Quando si parla di classi dirigenti, tutti pensano alla politica e ai partiti. Troppo comodo, troppo facile. Le classi dirigenti – capaci di condizionare e influenzare le decisioni e di avere potere – attraversano diversi ambiti, dove si annida l’élite di una società: magistratura, chiesa, giornalismo, impresa… Tra i diversi ambiti delle classi dirigenti si stabiliscono alleanze, complicità, mutui affari. In Gran Bretagna (e negli Stati Uniti) si preferisce parlare di establishment, ma più o meno si tratta della stessa cosa.
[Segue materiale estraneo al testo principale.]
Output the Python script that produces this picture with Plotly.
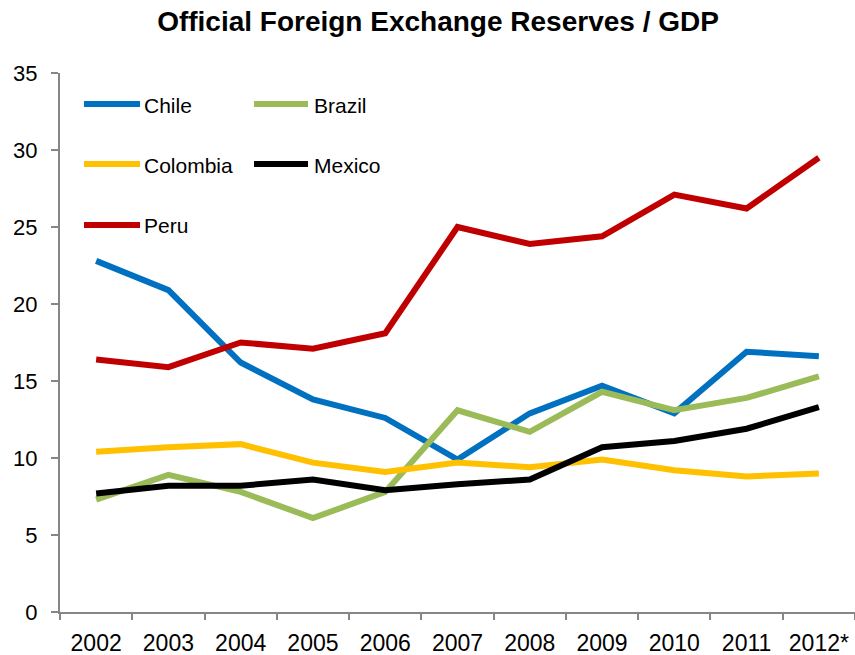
import plotly.graph_objects as go

# Reserves as a share of GDP (%), by country
years = ["2002", "2003", "2004", "2005", "2006", "2007", "2008", "2009", "2010", "2011", "2012*"]
chile = [22.8, 20.9, 16.2, 13.8, 12.6, 9.9, 12.9, 14.7, 12.9, 16.9, 16.6]
brazil = [7.3, 8.9, 7.8, 6.1, 7.8, 13.1, 11.7, 14.3, 13.1, 13.9, 15.3]
colombia = [10.4, 10.7, 10.9, 9.7, 9.1, 9.7, 9.4, 9.9, 9.2, 8.8, 9.0]
mexico = [7.7, 8.2, 8.2, 8.6, 7.9, 8.3, 8.6, 10.7, 11.1, 11.9, 13.3]
peru = [16.4, 15.9, 17.5, 17.1, 18.1, 25.0, 23.9, 24.4, 27.1, 26.2, 29.5]

series = [
    ("Chile", chile, "#0070C0"),
    ("Brazil", brazil, "#9BBB59"),
    ("Colombia", colombia, "#FFC000"),
    ("Mexico", mexico, "#000000"),
    ("Peru", peru, "#C00000"),
]

W, H = 855, 655
ML, MR, MT, MB = 60, 0, 73, 43
FONT = "Liberation Sans, Arial, sans-serif"
AXIS_GREY = "#868686"
LINE_W = 6

fig = go.Figure()
for name, vals, color in series:
    fig.add_trace(go.Scatter(
        x=years, y=vals, name=name, mode="lines",
        line=dict(color=color, width=LINE_W),
        hoverinfo="skip", showlegend=False,
    ))

# Two-column key in the upper-left corner of the plot
plot_w, plot_h = W - ML - MR, H - MT - MB
def px_x(px):
    return (px - ML) / plot_w
def px_y(py):
    return (H - MB - py) / plot_h

key_cols = [(84, 140, 142), (254, 308, 312)]
key_rows = [104, 164, 225]
for i, (name, _, color) in enumerate(series):
    x0, x1, xt = key_cols[i % 2]
    yy = key_rows[i // 2]
    fig.add_shape(type="line", xref="paper", yref="paper",
                  x0=px_x(x0), x1=px_x(x1), y0=px_y(yy), y1=px_y(yy),
                  line=dict(color=color, width=LINE_W))
    fig.add_annotation(text=name, xref="paper", yref="paper",
                       x=px_x(xt), y=px_y(yy + 1), xanchor="left", yanchor="middle",
                       showarrow=False, font=dict(size=21, color="#000000", family=FONT))

fig.update_layout(
    width=W, height=H,
    margin=dict(l=ML, r=MR, t=MT, b=MB),
    paper_bgcolor="white", plot_bgcolor="white",
    font=dict(family=FONT, color="#000000"),
    title=dict(text="<b>Official Foreign Exchange Reserves / GDP</b>",
               x=438 / W, xanchor="center", xref="container",
               y=1 - 21 / H, yanchor="middle", yref="container",
               font=dict(size=28, family=FONT, color="#000000")),
    showlegend=False,
)
fig.update_xaxes(
    type="category", range=[-0.5, 10.5],
    showline=True, linecolor=AXIS_GREY, linewidth=2,
    ticks="outside", tickson="boundaries", ticklen=6, tickwidth=2, tickcolor=AXIS_GREY,
    showgrid=False, zeroline=False, ticklabelstandoff=9,
    tickfont=dict(size=23, family=FONT, color="#000000"),
)
fig.update_yaxes(
    range=[0, 35], dtick=5, tick0=0,
    showline=True, linecolor=AXIS_GREY, linewidth=2,
    ticks="outside", ticklen=7, tickwidth=2, tickcolor=AXIS_GREY,
    showgrid=False, zeroline=False, ticklabelstandoff=9,
    tickfont=dict(size=22, family=FONT, color="#000000"),
)

fig.write_html("out.html", include_plotlyjs=True)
Gramsci ricordava che in certe epoche della nostra storia le classi dirigenti – quando non riescono a esercitare l’egemonia sulla società – diventano sovversive, ricorrendo al ribaltamento della democrazia e delle regole del gioco per rimanere in sella. Accadde in Italia con il fascismo, ma sta avvenendo in dosi omeopatiche e con forme forse meno drammatiche anche oggi. Quella che lo scrittore jugoslavo Predrag Matvejevic, riferendosi ai paesi nati dalla disgregazione della Jugoslavia, chiamava “democratura” – crasi tra democrazia e dittatura – si potrebbe applicare a diversi altri paesi nel mondo attuale. Si potrebbe parlare ad esempio di Trump, di Orban e di altri.
Le pulsioni autoritarie si avvertono ovunque, anche in Italia. Per non parlare di ciò che succede nel mondo dell’informazione. Quando perdono la calma, le pulsioni autoritarie degli uomini e delle donne al governo tornano a galla come riflessi pavloviani.
Tra le classi dirigenti ci sono anche gli imprenditori che negli anni ’20 del secolo scorso, in gran parte, non ebbero dubbi: si schierarono con il sovversivismo fascista, anzi lo finanziarono. Nel secondo dopoguerra, abbiamo avuto imprenditori illuminati o animati dalla responsabilità sociale e pubblica: Olivetti, Falck, Pirelli, per citarne alcuni.
Oggi abbiamo in gran parte figuranti – non tutti, ci sono anche eccezioni – disposti a vendersi per il piatto di lenticchie dello sconto fiscale. La cosa buffa è che molti imprenditori non si sentono “classe dirigente”, dimenticandosi che abbiamo avuto un premier imprenditore – Berlusconi – per 9 anni e una trentina di ministri provenienti dall’establishment imprenditoriale dagli anni ’80 ad oggi.
E quando ti ritrovi a tavolo con esponenti del cosiddetto establishment la prima sottolineatura è il distinguo dalla politica. L’Oscar dell’ipocrisia va al Confindustriale, professionista della carriera per cooptazione, che ti spiega che lui, diversamente dai politici – che schifa ma frequenta – “ragiona da imprenditore”, poi magari scopri che in azienda non lo vedono mai perchè altrimenti quell’azienda l’avrebbero chiusa da un pezzo.
Anche a Vicenza sarebbe arrivato il momento di una presa di coscienza, di un esame critico di come l’establishment negli ultimi 30 anni ci abbia portato al collasso sociale e ambientale, a una crisi strutturale del paradigma insostenibile dell’economia dominante.
I principali nodi su cui si è avvitata la crisi di sistema passa attraverso scelte sbagliate o ancor peggio, attraverso non scelte che ci hanno fatti arrivare ad essere sempre meno significativi nel quadro regionale e nazionale. La vicenda dell’Alta Velocità e delle conseguenze di un attraversamento scellerato della città ha tanti padri, ma è il risultato di un’establishment inadeguato che ha anteposto rendite di posizione o micro vantaggi di parte rispetto al bene del territorio. La sicurezza non è un tema che riguarda solo la politica, ma la classe dirigente a tutti i livelli che manca di coraggio e, soprattutto di visione sistemica. Siamo diventati marginali sul sistema fieristico e su quello bancario, ma non è successo per caso, ma perché l’establishment lo ha permesso.
Lo stesso che ciclicamente incolpa la politica dal loggione anziché guardarsi allo specchio e chiedersi cosa poteva fare per evitarlo.